Five individuals were indicted for using stolen identities and forged financial documents to secure more than $3.7 million in mortgage loans and dozens of luxury apartment leases. Prosecutors say the scheme used fabricated bank statements and rental histories to obtain loans and leases fraudulently.

A federal indictment in Massachusetts charges five defendants with a multi-million-dollar mortgage and apartment fraud scheme that relied on stolen identities and falsified financial documentation. Authorities allege the conspirators submitted forged bank statements, fabricated tax and employment records, and contrived rental histories to mortgage lenders and apartment managers to obtain more than $3.7 million in mortgage loans and dozens of leases for high-end rental units. The scheme purportedly targeted lenders and residential properties where inflated or falsified financial credentials could secure approvals without close scrutiny.

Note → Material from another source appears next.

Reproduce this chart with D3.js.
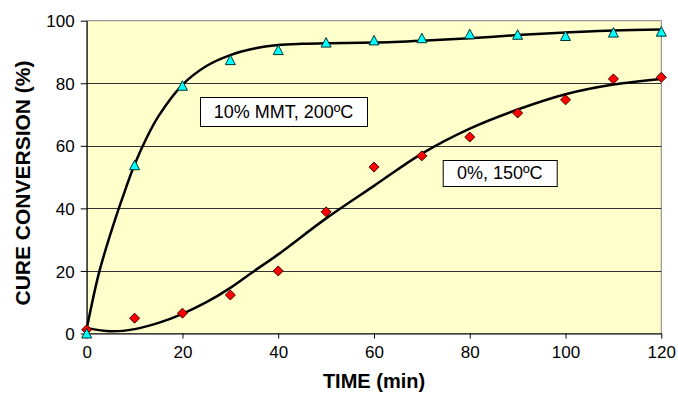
<!DOCTYPE html>
<html>
<head>
<meta charset="utf-8">
<script src="https://cdn.jsdelivr.net/npm/d3@7"></script>
<style>
  html, body { margin: 0; padding: 0; background: #fff; }
  svg { display: block; font-family: "Liberation Sans", Arial, sans-serif; }
</style>
</head>
<body>
<svg id="chart" width="678" height="393"></svg>
<script>
// ---- data ----
const timeCats = [0, 10, 20, 30, 40, 50, 60, 70, 80, 90, 100, 110, 120];
const mmtValues = [0, 53.8, 79.2, 87.4, 90.6, 93.0, 93.7, 94.4, 95.7, 95.5, 95.1, 96.2, 96.5];
const neatValues = [1.2, 4.9, 6.5, 12.3, 20.0, 38.9, 53.2, 56.8, 62.8, 70.5, 74.7, 81.4, 81.9];

// trendlines
const mmtFitX = [0, 2.5, 5, 7.5, 10, 12.5, 15, 20, 25, 30, 35, 40, 45, 50, 60, 70, 80, 90, 100, 110, 120];
const mmtFitY = [1.5, 19, 32, 43.5, 54, 62.5, 69.5, 79.5, 85.5, 89, 91.1, 92.2, 92.6, 92.8, 93, 93.6, 94.4, 95.4, 96.2, 96.9, 97.2];
const neatFitX = [0, 5, 10, 15, 20, 25, 30, 35, 40, 50, 60, 70, 80, 90, 100, 110, 120];
const neatFitY = [1.8, 0.7, 1.4, 3.4, 6.3, 10, 14.6, 20, 25.3, 36.8, 47.2, 57.5, 65.5, 71.6, 76.5, 79.6, 81.4];

const xTicks = [0, 20, 40, 60, 80, 100, 120];
const yTicks = [0, 20, 40, 60, 80, 100];
const labelMMT = "10% MMT, 200ºC";
const labelNeat = "0%, 150ºC";
const xTitle = "TIME (min)";
const yTitle = "CURE CONVERSION (%)";

// ---- layout ----
const L = 86.7, R = 661.3, T = 20.7, B = 333.5;
const svg = d3.select("#chart");
const x = d3.scaleLinear().domain([0, 120]).range([L, R]);
const y = d3.scaleLinear().domain([0, 100]).range([B, T]);

// plot background
svg.append("rect").attr("x", L).attr("y", T).attr("width", R - L).attr("height", B - T)
  .attr("fill", "#FFFFCC").attr("stroke", "#808080").attr("stroke-width", 1);

// gridlines
svg.append("g").selectAll("line").data(yTicks.filter(d => d > 0 && d < 100)).join("line")
  .attr("x1", L).attr("x2", R)
  .attr("y1", d => Math.round(y(d)) + 0.5).attr("y2", d => Math.round(y(d)) + 0.5)
  .attr("stroke", "#333").attr("stroke-width", 1);

// axes
const xAxis = svg.append("g").attr("transform", `translate(0,${B})`)
  .call(d3.axisBottom(x).tickValues(xTicks).tickSize(5).tickPadding(4).tickSizeOuter(0));
const yAxis = svg.append("g").attr("transform", `translate(${L},0)`)
  .call(d3.axisLeft(y).tickValues(yTicks).tickSize(6).tickPadding(6).tickSizeOuter(0));
[xAxis, yAxis].forEach(g => {
  g.select(".domain").attr("stroke", "#000");
  g.selectAll(".tick line").attr("stroke", "#000");
  g.selectAll(".tick text").attr("fill", "#000").style("font-size", "17px")
    .style("font-family", '"Liberation Sans", Arial, sans-serif');
});
xAxis.selectAll(".tick text").attr("dy", "0.9em");
yAxis.selectAll(".tick text").attr("dy", "0.36em");

// trendlines
const line = d3.line().x(d => x(d[0])).y(d => y(d[1])).curve(d3.curveCatmullRom.alpha(0.5));
svg.append("path").datum(mmtFitX.map((v, i) => [v, mmtFitY[i]]))
  .attr("d", line).attr("fill", "none").attr("stroke", "#000").attr("stroke-width", 2.5);
svg.append("path").datum(neatFitX.map((v, i) => [v, neatFitY[i]]))
  .attr("d", line).attr("fill", "none").attr("stroke", "#000").attr("stroke-width", 2.5);

// markers
svg.append("g").selectAll("path").data(timeCats.map((t, i) => [t, neatValues[i]])).join("path")
  .attr("transform", d => `translate(${x(d[0])},${y(d[1])})`)
  .attr("d", "M0,-5L5,0L0,5L-5,0Z")
  .attr("fill", "#FF0000").attr("stroke", "#400000").attr("stroke-width", 1);
svg.append("g").selectAll("path").data(timeCats.map((t, i) => [t, mmtValues[i]])).join("path")
  .attr("transform", d => `translate(${x(d[0])},${y(d[1])})`)
  .attr("d", "M0,-5L5,4.5L-5,4.5Z")
  .attr("fill", "#00FFFF").attr("stroke", "#003333").attr("stroke-width", 1);

// annotation boxes
function box(cx, cy, w, h, txt) {
  const g = svg.append("g");
  g.append("rect").attr("x", cx - w / 2 + 0.5).attr("y", cy - h / 2 + 0.5).attr("width", w).attr("height", h)
    .attr("fill", "#fff").attr("stroke", "#000").attr("stroke-width", 1);
  g.append("text").attr("x", cx).attr("y", cy).attr("dy", "0.36em").attr("text-anchor", "middle")
    .style("font-size", "18px").attr("fill", "#000").text(txt);
}
box(283.5, 111.5, 167, 29, labelMMT);
box(499.7, 173, 114, 26, labelNeat);

// axis titles
svg.append("text").attr("x", 374).attr("y", 388).attr("text-anchor", "middle")
  .style("font-size", "20px").style("font-weight", "bold").text(xTitle);
svg.append("text").attr("transform", "translate(30,183) rotate(-90)").attr("text-anchor", "middle")
  .style("font-size", "21px").style("font-weight", "bold").text(yTitle);
</script>
</body>
</html>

Investigators detail transactions that moved loan proceeds and concealed the ultimate beneficiaries, and they identify victim mortgagees and property owners who suffered financial and administrative losses. The indictment seeks forfeiture of proceeds and anticipates restitution to affected lenders and landlords. Prosecutors emphasized the layered use of identity theft, document fabrication, and coordinated application processes to exploit weaknesses in loan and leasing verification systems, and they signaled continued efforts to trace funds and dismantle networks that monetize stolen personal data in real estate markets.